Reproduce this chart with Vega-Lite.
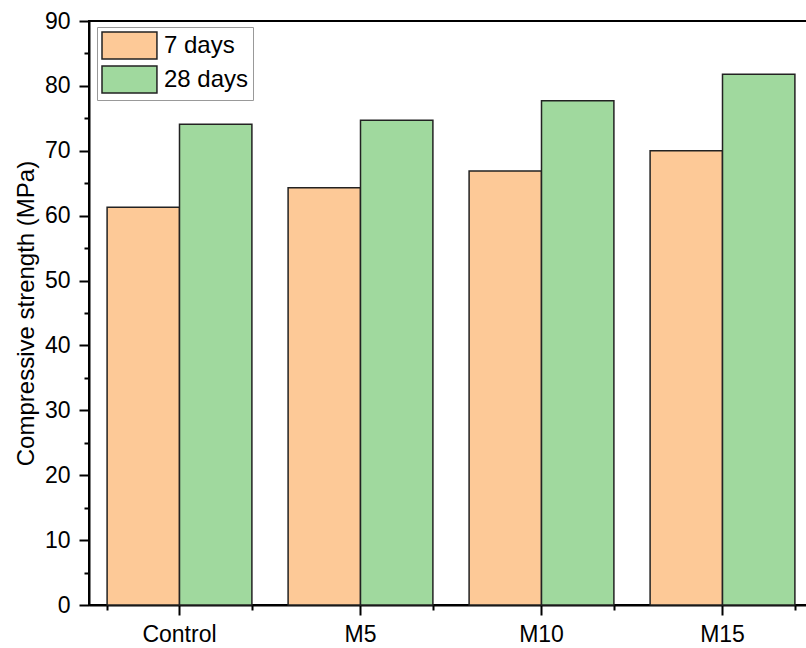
{
  "$schema": "https://vega.github.io/schema/vega-lite/v6.json",
  "width": 724,
  "height": 584,
  "autosize": {"type": "none"},
  "padding": {"left": 89, "top": 21, "right": 0, "bottom": 43},
  "config": {
    "font": "Liberation Sans",
    "view": {"stroke": "black", "strokeWidth": 2},
    "axis": {"domainColor": "black", "domainWidth": 2, "tickColor": "black", "tickWidth": 2, "labelColor": "black", "titleColor": "black", "grid": false}
  },
  "data": {
    "values": [
      {"mix": "Control", "age": "7 days", "strength": 61.3},
      {"mix": "Control", "age": "28 days", "strength": 74.1},
      {"mix": "M5", "age": "7 days", "strength": 64.3},
      {"mix": "M5", "age": "28 days", "strength": 74.7},
      {"mix": "M10", "age": "7 days", "strength": 66.9},
      {"mix": "M10", "age": "28 days", "strength": 77.7},
      {"mix": "M15", "age": "7 days", "strength": 70.0},
      {"mix": "M15", "age": "28 days", "strength": 81.8}
    ]
  },
  "resolve": {"axis": {"x": "independent", "y": "independent"}},
  "layer": [
    {
      "mark": {"type": "bar", "stroke": "#222222", "strokeWidth": 1.5},
      "encoding": {
        "x": {
          "field": "mix", "type": "nominal", "sort": ["Control", "M5", "M10", "M15"],
          "scale": {"paddingInner": 0.2, "paddingOuter": 0.1},
          "axis": {"title": null, "orient": "bottom", "labelAngle": 0, "labelFontSize": 23, "tickSize": 10, "labelPadding": 8}
        },
        "xOffset": {"field": "age", "type": "nominal", "sort": ["7 days", "28 days"]},
        "y": {
          "field": "strength", "type": "quantitative",
          "scale": {"domain": [0, 90], "nice": false},
          "axis": {"title": "Compressive strength (MPa)", "orient": "left", "values": [0, 10, 20, 30, 40, 50, 60, 70, 80, 90], "labelFontSize": 23, "tickSize": 10, "labelPadding": 9, "titleFontSize": 24, "titleFontWeight": "normal", "titlePadding": 6}
        },
        "color": {
          "field": "age", "type": "nominal",
          "scale": {"domain": ["7 days", "28 days"], "range": ["#FDC997", "#A0D99E"]},
          "legend": {
            "title": null, "orient": "none", "legendX": 8, "legendY": 6,
            "symbolType": "M-1,-1H3.07V1H-1Z", "symbolSize": 729,
            "symbolStrokeColor": "#222222", "symbolStrokeWidth": 1.5,
            "labelFontSize": 24, "labelColor": "black", "labelOffset": 34,
            "strokeColor": "#999999", "padding": 4, "rowPadding": 1, "fillColor": "white"
          }
        }
      }
    },
    {
      "mark": {"type": "bar", "opacity": 0},
      "encoding": {
        "x": {
          "field": "mix", "type": "nominal", "sort": ["Control", "M5", "M10", "M15"],
          "axis": {"title": null, "orient": "bottom", "labels": false, "domain": false, "tickBand": "extent", "tickSize": 5}
        },
        "y": {
          "field": "strength", "type": "quantitative",
          "axis": {"title": null, "orient": "left", "labels": false, "domain": false, "values": [5, 15, 25, 35, 45, 55, 65, 75, 85], "tickSize": 5}
        }
      }
    }
  ]
}
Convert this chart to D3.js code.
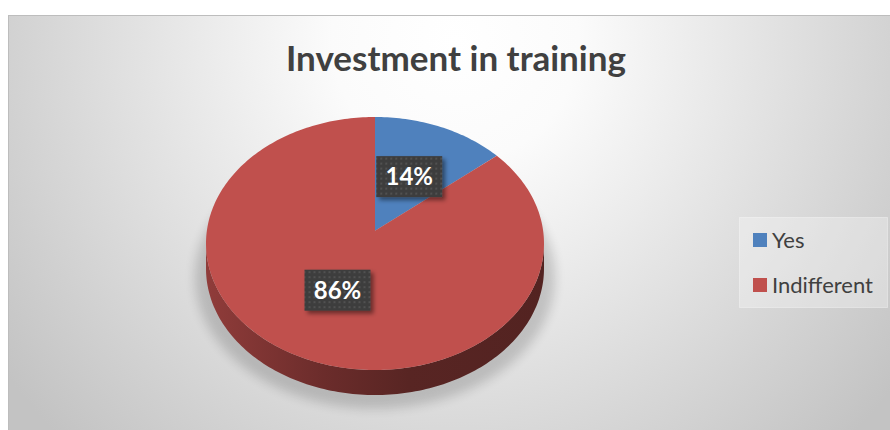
<!DOCTYPE html>
<html lang="en">
<head>
<meta charset="UTF-8">
<title>Investment in training</title>
<script src="https://d3js.org/d3.v7.min.js"></script>
<style>
  body { margin: 0; background: #fff; }
  text { font-family: Lato, "Open Sans", sans-serif; }
</style>
</head>
<body>
<script>
var title = "Investment in training";
var categories = ["Yes", "Indifferent"];
var values = [14, 86];
var colors = ["#4F81BD", "#C0504D"];

var width = 890, height = 430;
// 3d pie geometry (top face centre, radii, side depth, perspective factor)
var cx = 375, cy = 243.5, rx = 169, ry = 126.5, depth = 25, k = -0.1;
var kc = Math.sqrt(1 - k * k);

var svg = d3.select("body").append("svg")
    .attr("width", width)
    .attr("height", height);

var defs = svg.append("defs");

var bg = defs.append("radialGradient")
    .attr("id", "bg")
    .attr("gradientUnits", "userSpaceOnUse")
    .attr("cx", 455).attr("cy", 40).attr("r", 560);
bg.append("stop").attr("offset", 0).attr("stop-color", "#ffffff");
bg.append("stop").attr("offset", 0.22).attr("stop-color", "#fbfbfb");
bg.append("stop").attr("offset", 1).attr("stop-color", "#c3c3c3");

var blur = defs.append("filter").attr("id", "blur")
    .attr("x", "-20%").attr("y", "-20%").attr("width", "140%").attr("height", "140%");
blur.append("feGaussianBlur").attr("stdDeviation", 5);

var drop = defs.append("filter").attr("id", "drop")
    .attr("x", "-20%").attr("y", "-20%").attr("width", "150%").attr("height", "160%");
drop.append("feDropShadow").attr("dx", 3).attr("dy", 3).attr("stdDeviation", 2)
    .attr("flood-color", "#000").attr("flood-opacity", 0.45);

var dots = defs.append("pattern").attr("id", "dots")
    .attr("patternUnits", "userSpaceOnUse")
    .attr("width", 5).attr("height", 5);
dots.append("rect").attr("width", 5).attr("height", 5).attr("fill", "#3d3d3d");
dots.append("rect").attr("x", 1).attr("y", 1).attr("width", 2).attr("height", 2).attr("fill", "#515151");

// chart area
svg.append("rect")
    .attr("x", 8.5).attr("y", 15.5)
    .attr("width", width).attr("height", height)
    .attr("fill", "url(#bg)")
    .attr("stroke", "#bdbdbd");

svg.append("text")
    .attr("x", 456).attr("y", 71)
    .attr("text-anchor", "middle")
    .attr("font-size", 35)
    .attr("font-weight", "bold")
    .attr("fill", "#404040")
    .text(title);

var data = categories.map(function(c, i) {
    return { name: c, value: values[i], color: colors[i] };
});
var pie = d3.pie().sort(null).value(function(d) { return d.value; });
var arcs = pie(data);

var xs = d3.scaleLinear().domain([-1, 1]).range([cx - rx, cx + rx]);
var ys = d3.scaleLinear().domain([-1, 1]).range([cy - ry, cy + ry]);

// angle a clockwise from 12 o'clock, r in unit radius, dy = drop for the base
function proj(a, r, dy) {
    var u = r * Math.sin(a), v = -r * Math.cos(a);
    var w = 1 + k * v;
    return [xs(kc * u / w), ys((v + k) / w) + (dy || 0)];
}

function arcPoints(a0, a1, dy) {
    var n = Math.max(2, Math.ceil(Math.abs(a1 - a0) / 0.02));
    return d3.range(n + 1).map(function(i) { return proj(a0 + (a1 - a0) * i / n, 1, dy); });
}

var line = d3.line();

// shadow under the pie
svg.append("path")
    .attr("d", line(arcPoints(0, 2 * Math.PI, depth + 8)) + "Z")
    .attr("transform", "translate(" + cx + "," + (cy + 20) + ") scale(1.065,1.04) translate(" + (-cx) + "," + (-cy - 20) + ")")
    .attr("fill", "#000")
    .attr("opacity", 0.16)
    .attr("filter", "url(#blur)");

// visible front side
var front0 = Math.acos(k), front1 = 2 * Math.PI - Math.acos(k);

arcs.forEach(function(d, i) {
    var s = Math.max(d.startAngle, front0), e = Math.min(d.endAngle, front1);
    if (e <= s) return;
    var gid = "side" + i;
    var base = d3.color(d.data.color);
    var g = defs.append("linearGradient").attr("id", gid)
        .attr("gradientUnits", "userSpaceOnUse")
        .attr("x1", cx - rx).attr("x2", cx + rx).attr("y1", 0).attr("y2", 0);
    g.append("stop").attr("offset", 0).attr("stop-color", base.darker(0.8));
    g.append("stop").attr("offset", 0.35).attr("stop-color", base.darker(1.65));
    g.append("stop").attr("offset", 0.6).attr("stop-color", base.darker(2.2));
    g.append("stop").attr("offset", 1).attr("stop-color", base.darker(2.35));
    var pts = arcPoints(s, e, 0).concat(arcPoints(e, s, depth));
    svg.append("path")
        .attr("d", line(pts) + "Z")
        .attr("fill", "url(#" + gid + ")");
});

// top faces
svg.append("g").selectAll("path")
    .data(arcs)
    .enter().append("path")
    .attr("d", function(d) {
        return line([proj(0, 0)].concat(arcPoints(d.startAngle, d.endAngle, 0))) + "Z";
    })
    .attr("fill", function(d) { return d.data.color; });

// data labels
var total = d3.sum(values);
var labels = svg.append("g").selectAll("g")
    .data(arcs)
    .enter().append("g")
    .attr("transform", function(d) {
        var p = proj((d.startAngle + d.endAngle) / 2, 0.5);
        return "translate(" + p[0] + "," + p[1] + ")";
    });

labels.append("rect")
    .attr("x", -33).attr("y", -20.5)
    .attr("width", 66).attr("height", 41)
    .attr("fill", "url(#dots)")
    .attr("filter", "url(#drop)");

labels.append("text")
    .attr("text-anchor", "middle")
    .attr("y", 8.5)
    .attr("font-size", 24)
    .attr("font-weight", "bold")
    .attr("fill", "#ffffff")
    .text(function(d) { return Math.round(d.data.value / total * 100) + "%"; });

// legend
svg.append("rect")
    .attr("x", 739.5).attr("y", 217.5)
    .attr("width", 148).attr("height", 90)
    .attr("fill", "#ffffff").attr("fill-opacity", 0.3)
    .attr("stroke", "#ffffff").attr("stroke-opacity", 0.35);

var ly = d3.scalePoint().domain(categories).range([240, 285]);

var items = svg.append("g").selectAll("g")
    .data(data)
    .enter().append("g")
    .attr("transform", function(d) { return "translate(753," + ly(d.name) + ")"; });

items.append("rect")
    .attr("y", -7).attr("width", 14).attr("height", 14)
    .attr("fill", function(d) { return d.color; });

items.append("text")
    .attr("x", 19).attr("y", 7.5)
    .attr("font-size", 22)
    .attr("fill", "#404040")
    .text(function(d) { return d.name; });
</script>
</body>
</html>
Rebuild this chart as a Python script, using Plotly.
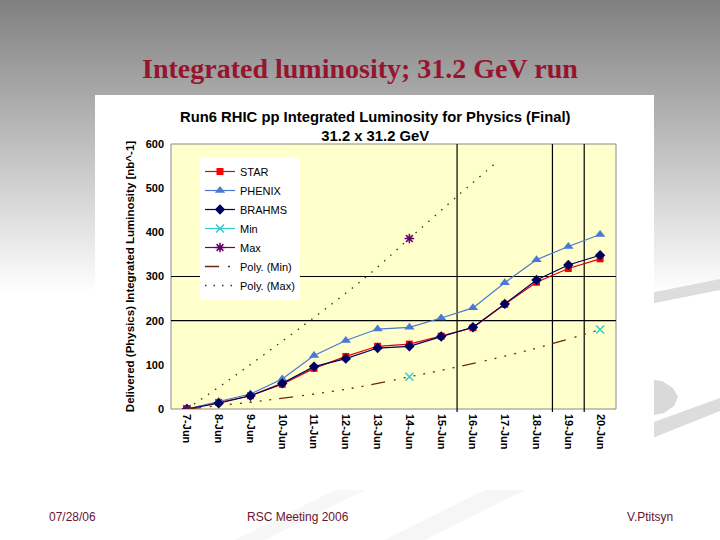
import base64
import struct
import zlib

import plotly.graph_objects as go

# ---------------- data ----------------
dates = ["7-Jun", "8-Jun", "9-Jun", "10-Jun", "11-Jun", "12-Jun", "13-Jun",
         "14-Jun", "15-Jun", "16-Jun", "17-Jun", "18-Jun", "19-Jun", "20-Jun"]
star = [0, 15, 30, 56, 92, 119, 142, 147, 165, 184, 237, 287, 318, 340]
phenix = [0, 17, 34, 68, 121, 155, 181, 185, 206, 229, 286, 338, 368, 395]
brahms = [0, 13, 30, 58, 96, 114, 138, 142, 164, 185, 238, 292, 326, 348]
min_vals = [0, None, None, None, None, None, None, 73, None, None, None, None, None, 180]
max_vals = [0, None, None, None, None, None, None, 386, None, None, None, None, None, None]
# trendlines (x in day index from 7-Jun)
poly_min_x = [0, 2.4, 5.2, 7.0, 8.1, 10.8, 13.0]
poly_min_y = [0, 19, 47, 73, 89, 134, 180]
poly_max_x = [0, 1.25, 3.7, 5.6, 7.0, 8.57, 9.65]
poly_max_y = [0, 62, 191, 297, 386, 486, 553]
marker_days = [8.5, 11.5, 12.5]
ref_levels = [200, 300]

slide_title = "Integrated luminosity; 31.2 GeV run"
chart_title = "Run6 RHIC pp Integrated Luminosity for Physics (Final)<br>31.2 x 31.2 GeV"
y_title = "Delivered (Physics) Integrated Luminosity [nb^-1]"
footer = ["07/28/06", "RSC Meeting 2006", "V.Ptitsyn"]

# ---------------- geometry ----------------
W, H = 720, 540
PL, PR, PT, PB = 171, 616, 144, 409


def px(x):
    return (x - PL) / (PR - PL)


def py(y):
    return (PB - y) / (PB - PT)


def gradient_png(height, top_g, end_y):
    rows = b""
    for y in range(height):
        g = top_g + (255 - top_g) * min(y / end_y, 1.0)
        rows += b"\x00" + bytes([int(round(g))])

    def chunk(tag, data):
        c = struct.pack(">I", len(data)) + tag + data
        return c + struct.pack(">I", zlib.crc32(tag + data) & 0xFFFFFFFF)

    png = b"\x89PNG\r\n\x1a\n"
    png += chunk(b"IHDR", struct.pack(">IIBBBBB", 1, height, 8, 0, 0, 0, 0))
    png += chunk(b"IDAT", zlib.compress(rows))
    png += chunk(b"IEND", b"")
    return "data:image/png;base64," + base64.b64encode(png).decode()


xi = list(range(len(dates)))
FONT = "Liberation Sans, Arial, sans-serif"

fig = go.Figure()
fig.add_trace(go.Scatter(x=xi, y=star, name="STAR", mode="lines+markers",
                         line=dict(color="#e00000", width=1.2),
                         marker=dict(symbol="square", size=7, color="#ff0000")))
fig.add_trace(go.Scatter(x=xi, y=phenix, name="PHENIX", mode="lines+markers",
                         line=dict(color="#4a78d0", width=1.2),
                         marker=dict(symbol="triangle-up", size=9, color="#4a78d8")))
fig.add_trace(go.Scatter(x=xi, y=brahms, name="BRAHMS", mode="lines+markers",
                         line=dict(color="#000060", width=1.2),
                         marker=dict(symbol="diamond", size=8, color="#000060")))
fig.add_trace(go.Scatter(x=xi, y=min_vals, name="Min", mode="lines+markers",
                         line=dict(color="#33cccc", width=1.2),
                         marker=dict(symbol="x-thin-open", size=8,
                                     line=dict(color="#33cccc", width=1.5))))
fig.add_trace(go.Scatter(x=xi, y=max_vals, name="Max", mode="lines+markers",
                         line=dict(color="#660066", width=1.2),
                         marker=dict(symbol="asterisk-open", size=8,
                                     line=dict(color="#660066", width=1.5))))
fig.add_trace(go.Scatter(x=poly_min_x, y=poly_min_y, name="Poly. (Min)", mode="lines",
                         line=dict(color="#6b2a10", width=1.3, shape="spline",
                                   dash="14px,9px,2px,8px,2px,8px,2px,8px,2px,8px,2px,8px,2px,8px,2px,8px")))
fig.add_trace(go.Scatter(x=poly_max_x, y=poly_max_y, name="Poly. (Max)", mode="lines",
                         line=dict(color="#333322", width=1.3, shape="spline",
                                   dash="1.5px,7px")))

GRAD_H = 300
images = [dict(source=gradient_png(GRAD_H, 128, 292), xref="paper", yref="paper",
               x=px(0), y=py(0), sizex=px(W) - px(0), sizey=py(0) - py(GRAD_H),
               xanchor="left", yanchor="top", sizing="stretch", layer="below")]


def poly(points, color):
    d = "M " + " L ".join(f"{px(a):.5f},{py(b):.5f}" for a, b in points) + " Z"
    return dict(type="path", xref="paper", yref="paper", layer="below", path=d,
                line=dict(width=0), fillcolor=color)


shapes = []
# decorative swooshes
shapes.append(poly([(640, 295), (720, 279), (720, 290), (640, 306)], "#dddddd"))
shapes.append(poly([(640, 378), (662, 381), (673, 388), (678, 397), (674, 406),
                    (664, 413), (640, 418)], "#d9d9d9"))
shapes.append(poly([(640, 427), (720, 398), (720, 411), (640, 443)], "#dcdcdc"))
shapes.append(poly([(235, 540), (335, 490), (365, 490), (265, 540)], "#f7f7f7"))
shapes.append(poly([(385, 540), (485, 490), (525, 490), (425, 540)], "#f6f6f6"))
# white chart box
shapes.append(dict(type="rect", xref="paper", yref="paper", layer="below",
                   x0=px(95), x1=px(654), y0=py(457), y1=py(95),
                   line=dict(width=0), fillcolor="white"))
# plot area
shapes.append(dict(type="rect", xref="paper", yref="paper", layer="below",
                   x0=0, x1=1, y0=0, y1=1,
                   line=dict(width=1, color="#8a8a8a"), fillcolor="#ffffcc"))
for lv in ref_levels:
    shapes.append(dict(type="line", xref="paper", yref="y", layer="below",
                       x0=0, x1=1, y0=lv, y1=lv, line=dict(color="black", width=1.2)))
for d in marker_days:
    shapes.append(dict(type="line", xref="x", yref="paper", layer="below",
                       x0=d, x1=d, y0=-3 / (PB - PT), y1=1,
                       line=dict(color="black", width=1.2)))

annotations = [
    dict(text=slide_title, xref="paper", yref="paper", x=px(360), y=py(68),
         showarrow=False, xanchor="center", yanchor="middle",
         font=dict(family="Liberation Serif, Times New Roman, serif", size=28,
                   color="#97142f", weight="bold")),
    dict(text=chart_title, xref="paper", yref="paper", x=px(375), y=py(126),
         showarrow=False, xanchor="center", yanchor="middle",
         font=dict(family=FONT, size=14.8, color="black", weight="bold")),
]
for txt, x in zip(footer, [72, 298, 650]):
    annotations.append(dict(text=txt, xref="paper", yref="paper", x=px(x), y=py(517),
                            showarrow=False, xanchor="center", yanchor="middle",
                            font=dict(family=FONT, size=12, color="#6b1530")))

fig.update_layout(
    width=W, height=H,
    margin=dict(l=PL, r=W - PR, t=PT, b=H - PB, pad=0),
    paper_bgcolor="white", plot_bgcolor="rgba(0,0,0,0)",
    images=images, shapes=shapes, annotations=annotations,
    showlegend=True,
    legend=dict(x=px(200), y=py(157), xanchor="left", yanchor="top",
                bgcolor="white", borderwidth=0, tracegroupgap=0,
                font=dict(family=FONT, size=11, color="black"),
                itemwidth=30),
    xaxis=dict(range=[-0.5, 13.5], tickvals=xi, ticktext=dates, tickangle=90,
               showgrid=False, zeroline=False, showline=False, ticks="",
               ticklabelstandoff=4,
               tickfont=dict(family=FONT, size=11, color="black", weight="bold")),
    yaxis=dict(range=[0, 600], dtick=100, showgrid=False, zeroline=False,
               showline=False, ticks="", ticklabelstandoff=6,
               tickfont=dict(family=FONT, size=11, color="black", weight="bold"),
               title=dict(text=y_title, standoff=8,
                          font=dict(family=FONT, size=11.5, color="black", weight="bold"))),
)

fig.write_html("out.html")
+++
◆ WHAT YOU ARE ASKED TO DO:
In the records above, find each line with the word "this" and copy it.

◆ WRITTEN SOLUTION:
Reproduce this chart with Vega-Lite.
Convert this chart to D3.js code.
Rebuild this chart as a Python script, using Plotly.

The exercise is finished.